Асфиксия - страница 37
- Пей.
Протягиваю Тоне бутылку коньяка, которую она забирает дрожащими руками. Её колотить начинает - я знаю это состояние, когда напряжение отпускает, и невозможно справиться с крупной дрожью. Сомневается, но я настойчиво подталкиваю к ней бутылку:
- Пей!
Жадно глотает коньяк, но тут же начинает кашлять и задыхаться. На глазах слёзы выступают, но почти сразу дрожь стихает.
- Он тебя не тронул? Ну, в другом смысле…
Сам не знаю, как мне удаётся задать этот вопрос спокойным тоном. Наверное, потому что отгоняю от себя картинки, что перед глазами мелькают.
- Не успел.
- Хорошо.
Тоня голову опускает, и я сажусь перед ней на корточки.

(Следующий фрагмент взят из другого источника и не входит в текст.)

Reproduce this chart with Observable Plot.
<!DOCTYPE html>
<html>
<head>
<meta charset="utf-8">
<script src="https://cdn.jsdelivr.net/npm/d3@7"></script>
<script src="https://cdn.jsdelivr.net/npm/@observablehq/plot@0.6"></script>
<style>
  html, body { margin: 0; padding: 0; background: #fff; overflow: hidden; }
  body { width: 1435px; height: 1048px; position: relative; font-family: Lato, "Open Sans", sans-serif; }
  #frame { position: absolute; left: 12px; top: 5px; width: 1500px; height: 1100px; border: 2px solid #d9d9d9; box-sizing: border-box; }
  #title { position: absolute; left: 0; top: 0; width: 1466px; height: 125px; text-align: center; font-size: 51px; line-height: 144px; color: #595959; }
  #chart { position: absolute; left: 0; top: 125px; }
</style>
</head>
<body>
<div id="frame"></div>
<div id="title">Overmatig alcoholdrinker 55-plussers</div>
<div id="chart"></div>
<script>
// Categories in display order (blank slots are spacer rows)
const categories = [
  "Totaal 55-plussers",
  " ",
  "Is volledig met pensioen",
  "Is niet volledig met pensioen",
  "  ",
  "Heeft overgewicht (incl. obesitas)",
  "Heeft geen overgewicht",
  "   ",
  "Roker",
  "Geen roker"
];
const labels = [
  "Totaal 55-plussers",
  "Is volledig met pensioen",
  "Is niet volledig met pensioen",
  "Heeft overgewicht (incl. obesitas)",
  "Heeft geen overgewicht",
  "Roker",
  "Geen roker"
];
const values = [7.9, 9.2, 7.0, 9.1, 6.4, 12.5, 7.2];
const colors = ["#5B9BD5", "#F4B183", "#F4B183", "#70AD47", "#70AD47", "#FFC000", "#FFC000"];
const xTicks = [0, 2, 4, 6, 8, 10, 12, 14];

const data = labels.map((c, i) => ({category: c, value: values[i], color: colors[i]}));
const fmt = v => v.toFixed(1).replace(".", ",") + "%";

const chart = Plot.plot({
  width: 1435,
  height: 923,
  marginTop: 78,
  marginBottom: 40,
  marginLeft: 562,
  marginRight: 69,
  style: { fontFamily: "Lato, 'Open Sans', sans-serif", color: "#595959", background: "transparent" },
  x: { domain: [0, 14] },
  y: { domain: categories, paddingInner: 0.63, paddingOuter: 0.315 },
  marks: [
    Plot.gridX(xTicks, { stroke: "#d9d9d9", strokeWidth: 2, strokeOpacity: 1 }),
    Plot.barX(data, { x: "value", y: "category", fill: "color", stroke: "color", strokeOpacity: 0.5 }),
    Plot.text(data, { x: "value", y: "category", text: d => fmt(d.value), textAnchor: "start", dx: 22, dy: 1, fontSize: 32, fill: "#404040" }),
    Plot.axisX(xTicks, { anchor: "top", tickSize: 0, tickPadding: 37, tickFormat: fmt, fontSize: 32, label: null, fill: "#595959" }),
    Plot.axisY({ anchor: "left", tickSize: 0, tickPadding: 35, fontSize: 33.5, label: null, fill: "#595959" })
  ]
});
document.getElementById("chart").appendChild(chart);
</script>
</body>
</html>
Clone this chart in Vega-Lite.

Ноги обхватываю ладонями, чуть сжимаю - потребность вот так трогать её, знать, что она реальная - зашкаливает.
- Я тебя забираю сегодня.
- Куда?
Снова на меня смотрит… на меня так никто и никогда не смотрел. Это даже словами не описать - просто прочувствовать нужно, также остро, как и я чувствую. Только тогда понять можно, что именно во взгляде этом кроется.
Как будто я для неё - это всё. И мне даже сомневаться не нужно, что она искренна, в каждом движении ресниц, в каждом выдохе своём.
- К себе.
- Куда - к себе? Втроём жить будем?
Она усмехается, болезненно, будто горечь на губах у неё, а Тоня изо всех сил делает вид, что не ощущает этого вкуса.
- Я помню про то, что женат, если ты об этом. И нет. Жить втроём мы не будем. Пакуй барахло, а лучше - бросай всё здесь. Завтра купим тебе, что нужно. И отпуск возьмёшь, пока передохнёшь, потом подумаем, что со всем этим делать.
Молчит, а я себя неуютно под взглядом изучающим чувствую. Что она увидеть хочет? Прочесть по моему лицу? Что это всё, что я пока могу ей предложить? Или обещания какие-то нужны, которые дать не готов, потому что не уверен в том, насколько быстро смогу их выполнить?
- Я… Я не могу уехать отсюда.
- Почему?
- Здесь же отец. И это дом мой.
- Отец твой довёл до того, что тебя мужики ждут возле квартиры твоей, чтобы трахнуть во все щели. Это тебе нравится? Так хочешь дальше жить?
- Нет! - выкрикивает это слово, а сама пятнами вся идёт. - Нет… я же почти всё решила.
Решила она, ну-ну. Так «решила», что губа вон опухать начинает на глазах изумлённой публики.
- Тонь… Я тебе честно скажу - то, что я так спокоен… ты не представляешь, чего мне это стоит. За шкирку тебя готов отсюда выволочь и увезти. Но мне не хочется завтра сидеть в офисе и гадать, осталась ты дома у меня или помчалась к отцу. Поняла?
- Да.
- Хорошо. Тогда мы делаем так, как я сказал. Если хочешь - будет у тебя отпуск. Возьму тебя на гостевой режим. - Растягиваю губы в улыбке, хотя мне совсем не до веселья. Потому что, сука, меня всё это злит. Но доводить Тоню своими взбрыками, весьма, кстати, оправданными, точно не собираюсь. - А если ты не хочешь… я просто встаю и уезжаю. И можешь дальше барахтаться в этом дерьме сколько влезет.
Её взгляд меняется - отголоски того, каким был только что, меняются. Сначала в глазах удивление плещется, следом - испуг. Только знать бы, чего боится - меня потерять или один на один со своим ворохом проблем остаться?
- Я сейчас тогда… соберусь только. Я быстро.
Она вскакивает с бортика, и я поднимаюсь на ноги тоже. Начинает лихорадочно хватать с полки всякое бабье барахло - тушь, расчёску, щётку зубную. Завинчиваю пробку на бутылке и возвращаюсь в кухню, давая Тоне время на сборы.